As for Spain, it held court in the first part of the evening. We had a favourite, though not that commonly heard in the concert hall, in the shape of Chabrier’s España. This is Spain seen through the eyes of a Frenchman – not that uncommon. This tricky little piece combines taut exuberance and intricacy. The orchestra took it carefully, not wanting to be wrong-footed by the criss-cross of Chabrier’s exultant rhythms. It still emerged as richly enjoyable with its unusual complement, including four bassoons, honoured by Todmorden and conductor Concannon Hodges. A good start.
Next, a dramatic change of mood and more. Onto the stage, with the conductor, came Simon Desbruslais nursing two trumpets: a standard narrow-bore concert instrument and a wide-bore flugelhorn, darling of the brass-band movement. This was for the premiere of the revised version of composer Tim Benjamin‘s Concerto for Trumpet and Orchestra. The slightly more mellow-toned flugelhorn was used in the central of the three movements. Across the movements, this modern work left me with the image of a pilgrimage, with the pilgrim (trumpet) traversing a desolate and despairing wasteland. The pilgrim succumbs and gives voice in sympathy with the despondency. Less frequently, he kicks against it. This is very much a work with orchestra rather than an overt display or heroic conflict piece.
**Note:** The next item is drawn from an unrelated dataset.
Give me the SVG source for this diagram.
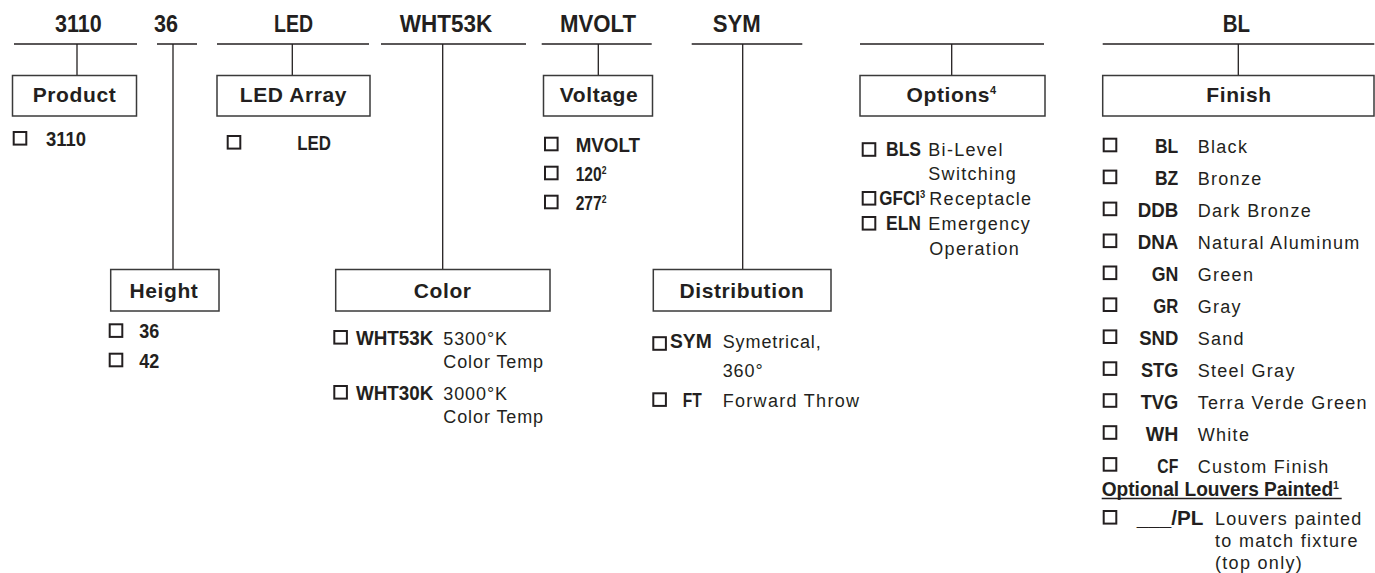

Had the composer wanted something like that, he would have scored for a much smaller orchestra or stripped out all but the strings. As it was, the band was big, and it was employed in a big way rather like Gubaidulina’s Offertorium. It is remarkable that Benjamin also built in at least one moment where the principal trumpet (Lawrence Killian) has a very prominent segment in the score – a generous gesture.
The Benjamin concerto opens with whispered chattering figuration almost familiar from Nielsen’s Fifth Symphony and continues in tracks I would liken to a desolate version of Copland’s Quiet City. Rumbling and roiling figures reminded me of similar disconsolate pages from the Swedish composer Allan Pettersson’s Seventh Symphony. Benjamin’s is a powerful, unrelenting (OK, so the central movement is quieter) and dense piece. The soloist has to be, and here was, a true professional; for the most part, he has to forsake overt vainglorious heroics of the sort the orchestra and soloist Brian McGinley revelled in playing Arutiunian’s trumpet concerto in 2011. This is a very different work. The final pages were full-throated indeed in what did not feel like a concession to standard applause-enlisting concerto flamboyance. The composer, one of the orchestra’s second violins, was called forward and shared acclaim with the soloist, conductor and the rest of the orchestra.
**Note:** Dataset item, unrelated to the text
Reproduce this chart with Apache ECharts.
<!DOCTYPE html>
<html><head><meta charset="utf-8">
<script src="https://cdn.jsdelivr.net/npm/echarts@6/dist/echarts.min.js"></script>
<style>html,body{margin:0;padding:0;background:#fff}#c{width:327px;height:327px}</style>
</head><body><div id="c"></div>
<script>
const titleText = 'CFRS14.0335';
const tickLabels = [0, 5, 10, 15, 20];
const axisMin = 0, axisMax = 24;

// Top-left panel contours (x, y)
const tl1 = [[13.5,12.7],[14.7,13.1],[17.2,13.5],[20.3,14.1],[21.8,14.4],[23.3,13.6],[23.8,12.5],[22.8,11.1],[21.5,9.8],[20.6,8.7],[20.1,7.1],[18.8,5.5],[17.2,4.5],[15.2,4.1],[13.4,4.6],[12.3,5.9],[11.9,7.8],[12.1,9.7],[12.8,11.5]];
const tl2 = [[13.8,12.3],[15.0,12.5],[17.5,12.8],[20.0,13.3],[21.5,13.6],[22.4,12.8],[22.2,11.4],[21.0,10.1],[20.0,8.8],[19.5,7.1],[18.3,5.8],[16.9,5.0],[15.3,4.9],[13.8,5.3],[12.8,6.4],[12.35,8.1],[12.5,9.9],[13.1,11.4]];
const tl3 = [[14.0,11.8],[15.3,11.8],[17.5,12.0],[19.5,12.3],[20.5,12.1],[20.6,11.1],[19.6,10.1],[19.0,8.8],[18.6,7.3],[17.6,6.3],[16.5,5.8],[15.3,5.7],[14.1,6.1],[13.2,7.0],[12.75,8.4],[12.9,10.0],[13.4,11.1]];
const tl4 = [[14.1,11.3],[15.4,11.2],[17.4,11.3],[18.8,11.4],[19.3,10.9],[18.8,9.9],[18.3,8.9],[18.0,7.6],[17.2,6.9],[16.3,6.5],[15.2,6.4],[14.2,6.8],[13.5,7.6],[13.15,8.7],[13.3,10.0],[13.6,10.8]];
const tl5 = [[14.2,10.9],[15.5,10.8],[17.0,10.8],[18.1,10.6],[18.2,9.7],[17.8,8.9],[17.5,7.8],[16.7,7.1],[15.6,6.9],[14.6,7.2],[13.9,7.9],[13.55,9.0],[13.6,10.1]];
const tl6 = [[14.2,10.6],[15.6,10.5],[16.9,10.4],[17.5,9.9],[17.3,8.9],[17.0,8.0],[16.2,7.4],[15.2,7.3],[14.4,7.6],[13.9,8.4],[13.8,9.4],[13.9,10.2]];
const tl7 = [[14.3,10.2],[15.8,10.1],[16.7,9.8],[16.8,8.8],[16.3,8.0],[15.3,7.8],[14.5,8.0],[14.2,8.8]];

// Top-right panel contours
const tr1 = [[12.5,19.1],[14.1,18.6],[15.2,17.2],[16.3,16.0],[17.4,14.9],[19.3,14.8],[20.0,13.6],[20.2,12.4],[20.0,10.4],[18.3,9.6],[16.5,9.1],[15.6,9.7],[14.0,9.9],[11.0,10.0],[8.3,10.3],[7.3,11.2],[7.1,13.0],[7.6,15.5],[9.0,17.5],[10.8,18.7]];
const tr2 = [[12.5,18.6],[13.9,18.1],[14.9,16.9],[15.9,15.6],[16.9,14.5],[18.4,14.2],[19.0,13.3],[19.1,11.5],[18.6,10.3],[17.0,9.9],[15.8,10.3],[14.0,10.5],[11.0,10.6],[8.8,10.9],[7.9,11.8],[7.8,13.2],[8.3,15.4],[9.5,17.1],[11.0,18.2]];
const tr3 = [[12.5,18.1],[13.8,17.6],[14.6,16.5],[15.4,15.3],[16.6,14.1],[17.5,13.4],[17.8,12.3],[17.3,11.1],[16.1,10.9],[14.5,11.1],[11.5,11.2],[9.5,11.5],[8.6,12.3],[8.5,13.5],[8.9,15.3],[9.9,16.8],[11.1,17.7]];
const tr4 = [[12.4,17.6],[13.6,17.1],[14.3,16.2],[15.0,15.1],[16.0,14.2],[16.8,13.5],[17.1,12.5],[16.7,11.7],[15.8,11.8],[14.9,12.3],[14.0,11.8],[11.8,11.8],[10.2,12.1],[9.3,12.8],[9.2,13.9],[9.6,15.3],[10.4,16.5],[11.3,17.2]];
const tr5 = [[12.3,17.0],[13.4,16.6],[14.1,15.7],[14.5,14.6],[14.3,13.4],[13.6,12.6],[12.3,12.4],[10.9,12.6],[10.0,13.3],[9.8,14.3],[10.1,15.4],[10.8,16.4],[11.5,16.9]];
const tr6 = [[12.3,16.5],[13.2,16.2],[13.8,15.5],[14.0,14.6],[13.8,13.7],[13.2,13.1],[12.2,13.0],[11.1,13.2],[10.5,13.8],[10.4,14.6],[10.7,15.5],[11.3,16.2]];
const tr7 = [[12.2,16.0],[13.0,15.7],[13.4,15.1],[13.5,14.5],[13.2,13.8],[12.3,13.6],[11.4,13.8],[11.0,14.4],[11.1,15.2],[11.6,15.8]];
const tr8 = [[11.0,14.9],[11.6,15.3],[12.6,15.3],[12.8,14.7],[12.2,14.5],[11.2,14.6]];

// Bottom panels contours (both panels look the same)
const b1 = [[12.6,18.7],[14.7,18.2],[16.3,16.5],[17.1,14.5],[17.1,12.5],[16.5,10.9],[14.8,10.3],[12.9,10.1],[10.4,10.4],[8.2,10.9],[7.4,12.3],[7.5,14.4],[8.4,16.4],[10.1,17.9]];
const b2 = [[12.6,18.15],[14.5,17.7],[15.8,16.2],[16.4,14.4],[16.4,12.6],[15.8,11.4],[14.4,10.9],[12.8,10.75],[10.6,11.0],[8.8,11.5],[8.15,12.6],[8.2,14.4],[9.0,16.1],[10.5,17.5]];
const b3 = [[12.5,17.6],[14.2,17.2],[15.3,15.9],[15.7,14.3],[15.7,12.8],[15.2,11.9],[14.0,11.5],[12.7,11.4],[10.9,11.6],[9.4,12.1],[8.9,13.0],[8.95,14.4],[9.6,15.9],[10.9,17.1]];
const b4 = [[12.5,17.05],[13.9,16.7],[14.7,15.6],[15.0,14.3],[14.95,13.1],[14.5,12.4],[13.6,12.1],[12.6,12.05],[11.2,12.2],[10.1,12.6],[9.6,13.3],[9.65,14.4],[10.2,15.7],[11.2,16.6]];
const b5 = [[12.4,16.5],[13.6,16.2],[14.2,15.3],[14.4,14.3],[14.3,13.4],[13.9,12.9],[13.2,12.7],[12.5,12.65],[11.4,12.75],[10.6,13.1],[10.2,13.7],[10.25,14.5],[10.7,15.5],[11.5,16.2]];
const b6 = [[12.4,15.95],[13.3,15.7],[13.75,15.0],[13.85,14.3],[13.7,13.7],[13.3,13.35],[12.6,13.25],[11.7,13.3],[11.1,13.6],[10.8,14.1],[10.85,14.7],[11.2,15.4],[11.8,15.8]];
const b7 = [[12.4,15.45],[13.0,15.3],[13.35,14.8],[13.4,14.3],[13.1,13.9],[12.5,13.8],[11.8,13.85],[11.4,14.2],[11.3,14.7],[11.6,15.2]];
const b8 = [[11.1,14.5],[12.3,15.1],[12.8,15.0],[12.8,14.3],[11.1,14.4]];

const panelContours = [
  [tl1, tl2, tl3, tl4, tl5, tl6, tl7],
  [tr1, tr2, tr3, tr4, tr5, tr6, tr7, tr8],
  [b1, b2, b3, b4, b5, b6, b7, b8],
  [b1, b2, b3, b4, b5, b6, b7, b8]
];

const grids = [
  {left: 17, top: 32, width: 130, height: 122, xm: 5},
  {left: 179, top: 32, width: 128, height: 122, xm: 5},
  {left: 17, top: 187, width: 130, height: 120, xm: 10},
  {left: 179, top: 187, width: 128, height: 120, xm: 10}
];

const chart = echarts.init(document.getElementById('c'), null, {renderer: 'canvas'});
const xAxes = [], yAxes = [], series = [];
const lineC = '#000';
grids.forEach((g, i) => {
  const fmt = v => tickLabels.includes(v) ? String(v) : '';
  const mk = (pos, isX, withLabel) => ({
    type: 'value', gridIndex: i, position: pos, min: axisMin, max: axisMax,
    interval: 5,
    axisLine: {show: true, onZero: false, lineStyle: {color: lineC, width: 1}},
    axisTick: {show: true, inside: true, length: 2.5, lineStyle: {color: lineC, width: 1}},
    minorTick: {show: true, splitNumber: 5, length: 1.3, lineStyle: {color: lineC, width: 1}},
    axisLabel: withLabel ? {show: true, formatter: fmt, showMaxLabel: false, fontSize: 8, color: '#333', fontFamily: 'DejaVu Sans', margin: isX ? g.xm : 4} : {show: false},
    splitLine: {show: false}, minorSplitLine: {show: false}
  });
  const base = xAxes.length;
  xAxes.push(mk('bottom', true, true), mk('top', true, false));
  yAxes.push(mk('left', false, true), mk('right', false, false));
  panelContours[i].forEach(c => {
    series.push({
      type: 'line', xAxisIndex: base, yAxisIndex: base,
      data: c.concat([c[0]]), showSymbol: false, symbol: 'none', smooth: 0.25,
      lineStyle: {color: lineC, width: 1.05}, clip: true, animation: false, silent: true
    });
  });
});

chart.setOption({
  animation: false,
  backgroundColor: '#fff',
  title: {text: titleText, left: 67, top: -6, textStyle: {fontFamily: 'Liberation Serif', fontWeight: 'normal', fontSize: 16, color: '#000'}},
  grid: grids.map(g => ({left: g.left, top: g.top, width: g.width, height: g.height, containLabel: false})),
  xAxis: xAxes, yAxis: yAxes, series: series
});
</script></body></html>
The Iberian aspect returned before the intermission with a piece of Spanish euphoria by a Spanish composer, Manuel de Falla. Three dances, the very best bits, from the Massine/Picasso ballet The Three-Cornered Hat were brilliantly if occasionally splashily done. The silky violin sound registered strongly and made a link back to the Chabrier. This uproarious stuff vividly catches deep shade and tender romance. It presents that aspect just as memorably as the strutting, rowdy anarchic marches. The orchestra were up for this. I will single out for special praise the spectacularly roiling horns and the fluid tone of the violins led by Andrew Rostron.
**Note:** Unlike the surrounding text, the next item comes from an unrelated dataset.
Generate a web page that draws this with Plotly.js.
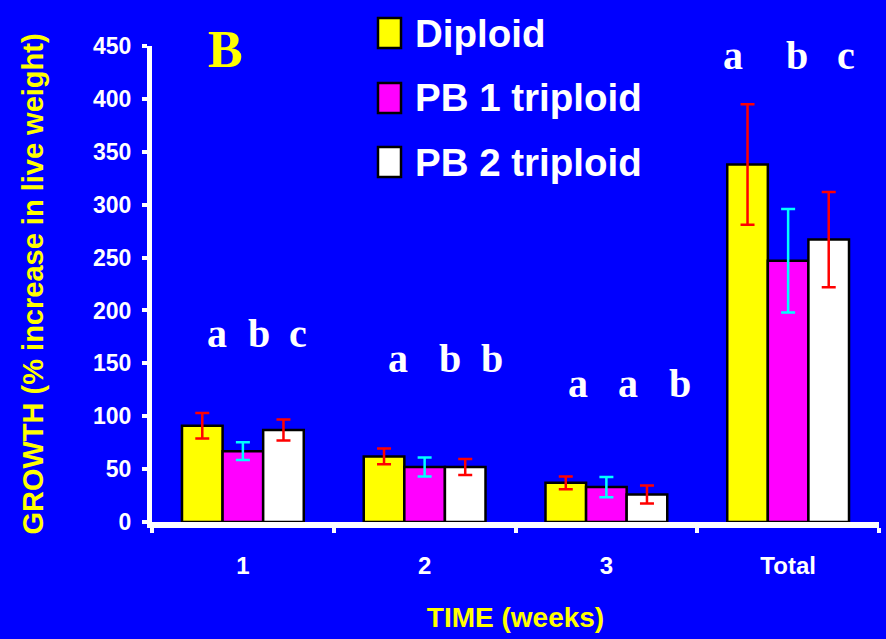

The second part was a wholly Russian affair. Rachmaninov’s Vocalise started life as the last of his 14 Songs Op.34. It is directed to be sung using one vowel of the singer’s choosing. What we heard was for orchestra alone, presumably the composer’s own arrangement. It is typically and bloomingly romantic and is a sort of second cousin to the 18th Variation in the same composer’s Rhapsody on a Theme of Paganini. The orchestra gave a touching and passionate performance. They stayed completely in touch, bar by bar, with the dynamic swell and its interweave of Klimt-like glimmering clouds and stars. Andrew Rostron’s violin solo also stood out, complementing and leading an excellent performance which only suffered slightly because, say, ten more violins would have delivered a more telling weight to the string tone.
The concert ended with Prokofiev’s Seventh Symphony. How often does that appear at live concerts? The orchestra, by then fully warmed up, gave a high-octane reading of the symphony’s four movements. Once again, we heard a big orchestra more than filling the hall’s extended staging. Two of the violins and other instruments needed to have their chairs in the wings of the main hall. The only momentary blemish was a rather glutinous stodgy start to the third movement. This is a work of many episodes all intimately locked together. As for the orchestration, it includes five percussionists and the same very full complement as the Rachmaninov, plus piano and harp. Several times, the music gives the impression of the ‘eternal clockwork’ which you hear winding down at the quiet ending. (That clockwork off-beat, rhythmic, percussion-dominated ‘signature’ reminds me of a similar effect adopted by Shostakovich for the extended finale of his Fifteenth and last Symphony.) The expansive, resilient and frankly glorious theme from the first movement has illustrious stamina. The theme returns in true cyclic fashion, and in full finery, in the finale, complete with some buoyant ‘punctuation’ from the trombones to loft the moment even higher than in the first movement. The Seventh Symphony, something of a Cinderella, deserves far more than obscurity. It should be heard just as often as the Classical Symphony from the other end of Prokofiev’s life. Tribute goes to conductor and orchestra for an object lesson in reviving a rarely heard work and doing so with nothing short of magnificence.